Lifting up thoughts and hugs for you!!!


----------



## Kathleen (Aug 4, 2011)

Kim, I am so very sorry for the pain and the loss that you are feeling.
I love that you are celebrating Trevor's live by doing all of his favorite things.
I hope that each anniversary also brings you some feeling of happiness in remembering all of the good times.
Thinking of you, and hoping that despite your sadness you are able to feel the comfort of all of the love that your Mom and Trevor had for you. :grouphug:


----------



## Pooh's mommy (Aug 31, 2014)

kd1212 said:


> Thanks Brenda. You are right-17 years brings a lot of memories. As a matter of fact, today we talked about our favorite things about Trevor--there were so many special ones and special memories. Knowing that you guys understand, have had this experience, and care, as well as share your beautiful words of wisdom helps me so much during this time. I'm definitely grateful for all of you--to have such great friends in my life!

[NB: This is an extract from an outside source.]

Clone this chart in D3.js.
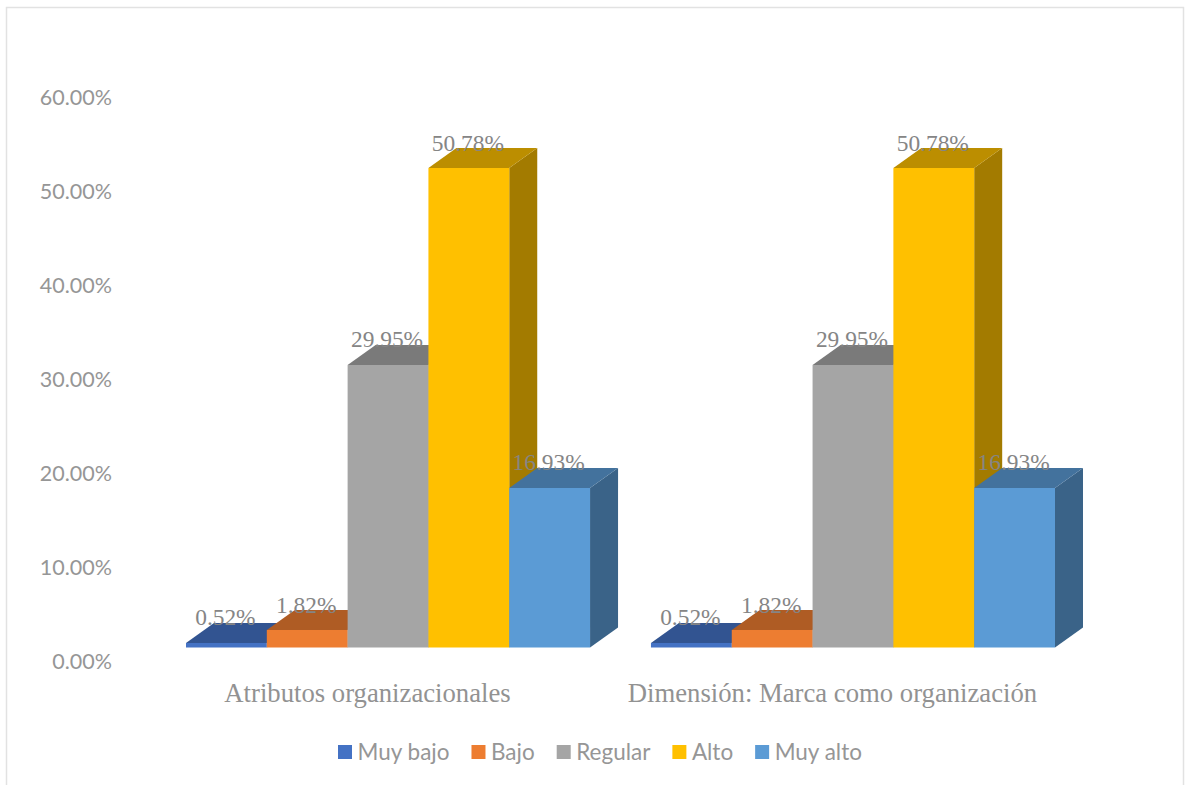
<!DOCTYPE html>
<html>
<head>
<meta charset="utf-8">
<script src="https://cdn.jsdelivr.net/npm/d3@7/dist/d3.min.js"></script>
<style>
html,body{margin:0;padding:0;background:#fff}
svg{display:block}
</style>
</head>
<body>
<svg id="c" width="1185" height="785"></svg>
<script>
const categories = ["Atributos organizacionales", "Dimensión: Marca como organización"];
const seriesNames = ["Muy bajo", "Bajo", "Regular", "Alto", "Muy alto"];
const seriesValues = [0.52, 1.82, 29.95, 50.78, 16.93];
const yTicks = [0, 10, 20, 30, 40, 50, 60];
const colors = ["#4472C4", "#ED7D31", "#A5A5A5", "#FFC000", "#5B9BD5"];

const svg = d3.select("#c");
const depthX = 28, depthY = -20;

svg.append("path")
  .attr("d", "M6.5,785V7.5H1183.5V785")
  .attr("fill", "none").attr("stroke", "#e2e2e2").attr("stroke-width", 1.5);

const yBar = d3.scaleLinear().domain([0, 60]).range([647.5, 81.1]);
const yAxisScale = d3.scaleLinear().domain([0, 60]).range([662, 97.5]);
const x0 = d3.scaleBand().domain(categories).range([186, 1055]).paddingInner(0.131).paddingOuter(0);
const x1 = d3.scaleBand().domain(seriesNames).range([0, x0.bandwidth()]);

const axis = d3.axisLeft(yAxisScale).tickValues(yTicks).tickSize(0).tickPadding(0)
  .tickFormat(d => d3.format(".2f")(d) + "%");
const axisG = svg.append("g").attr("transform", "translate(112,0)").call(axis);
axisG.select(".domain").remove();
axisG.selectAll("text")
  .attr("font-family", "Lato, 'Open Sans', sans-serif")
  .attr("font-size", 21.5)
  .attr("fill", "#969696");

const groups = svg.selectAll("g.cat").data(categories).join("g")
  .attr("class", "cat")
  .attr("transform", d => `translate(${x0(d)},0)`);

groups.each(function () {
  const g = d3.select(this);
  seriesNames.forEach((s, i) => {
    const v = seriesValues[i];
    const l = x1(s), r = l + x1.bandwidth(), t = Math.round(yBar(v)), b = yBar(0);
    const c = d3.color(colors[i]);
    const side = `M${r},${t}L${r + depthX},${t + depthY}L${r + depthX},${b + depthY}L${r},${b}Z`;
    const top = `M${l},${t}L${l + depthX},${t + depthY}L${r + depthX},${t + depthY}L${r},${t}Z`;
    g.append("path").attr("d", side).attr("fill", c.darker(1.25));
    g.append("path").attr("d", top).attr("fill", c.darker(0.85));
    g.append("rect").attr("x", l).attr("y", t).attr("width", r - l).attr("height", b - t).attr("fill", colors[i]);
  });
});

groups.each(function () {
  const g = d3.select(this);
  seriesNames.forEach((s, i) => {
    const v = seriesValues[i];
    g.append("text")
      .attr("x", x1(s) + x1.bandwidth() / 2 - 1)
      .attr("y", yBar(v) - 17.5)
      .attr("text-anchor", "middle")
      .attr("font-family", "'Liberation Serif', serif")
      .attr("font-size", 23.4)
      .attr("fill", "#858585")
      .text(d3.format(".2f")(v) + "%");
  });
});

svg.selectAll("text.catlabel").data(categories).join("text")
  .attr("class", "catlabel")
  .attr("x", d => x0(d) + x0.bandwidth() / 2 - 20.5)
  .attr("y", 702)
  .attr("text-anchor", "middle")
  .attr("font-family", "'Liberation Serif', serif")
  .attr("font-size", 26.7)
  .attr("fill", "#929292")
  .text(d => d);

let lx = 338;
seriesNames.forEach((s, i) => {
  svg.append("rect").attr("x", lx).attr("y", 745).attr("width", 14).attr("height", 14).attr("fill", colors[i]);
  const t = svg.append("text").attr("x", lx + 19.5).attr("y", 759.5)
    .attr("font-family", "Lato, 'Open Sans', sans-serif")
    .attr("font-size", 22.5)
    .attr("fill", "#969696")
    .text(s);
  lx += 19.5 + t.node().getComputedTextLength() + 22;
});
</script>
</body>
</html>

Kim, I am just now seeing this and wanted to let you know that I am thinking of you :wub:
I am so sorry that you have suffered such profound loss of so many that were so close to you. I can tell the love that you shared with them through your words...that it was deep and true.
I think that you are beginning to heal by the way that you express your memories of Trevor and the special times that you two shared. Keep remembering the good times...17 years is truly a blessing...although they never stay with us as long as we would like...that would be forever and not possible:crying:

Your Mom was a beautiful lady. 
It is so hard to lose a parent. I lost my mother just before my 19th birthday. It has been a long time ago now....and some days it seems like yesterday.
I grieved for a very long time and suffered because of the many things that I would not experience with a mother ...that others got to experience. It was hard to watch other girls with their mothers as adults. She would not be there when I got married or to see her grandchildren born. We missed so much. But then God has a way of opening windows when doors are shut and I got to experience all that I have missed by being blessed with children and I could watch them grow. I did not have a mother....but I could be the very best one to my children.
When people say that it will get easier....I have found that to be untrue. It does not get easier. It will from here on out always be different. You just learn to go on and it makes you stronger and you learn from it and it makes you who you are. You learn to be happy again and there will be sad days also. You can always tell the depth of your love for someone by the depth of the hurt. It is evident that you loved them with All your heart :wub: 
You are a strong woman and you love deeply... that is a gift. There are many that never know that kind of love. You have known it many times and with your big heart you will know it even more.

*Sorry for the long post* :w00t: Just wanted you to know that I care and understand. :wub:
Now go share some of that love with your cuddle bug, Tyler :wub:
I believe that he is with you for a reason and will help you heal.
Be the best Mommie you can be. You had a great teacher!


(((((((Great Big Hugs))))))))


----------



## kd1212 (Nov 5, 2013)

Cindy, such beautiful words of wisdom here and so spot on about it not getting easier just different. That's how I feel--things are different. I've been using the word "weird" because I can't describe the feeling. 

I'm so sorry about losing your mom at such a critical age/time of your life. I know exactly what you mean by looking at other mothers and their daughters--I feel that way and I actually feel that way when I see Chihuahuas. I'm reminded of my losses. You, too are a loving person with a big heart--you're right, there are some that don't have the ability to really, really open their hearts.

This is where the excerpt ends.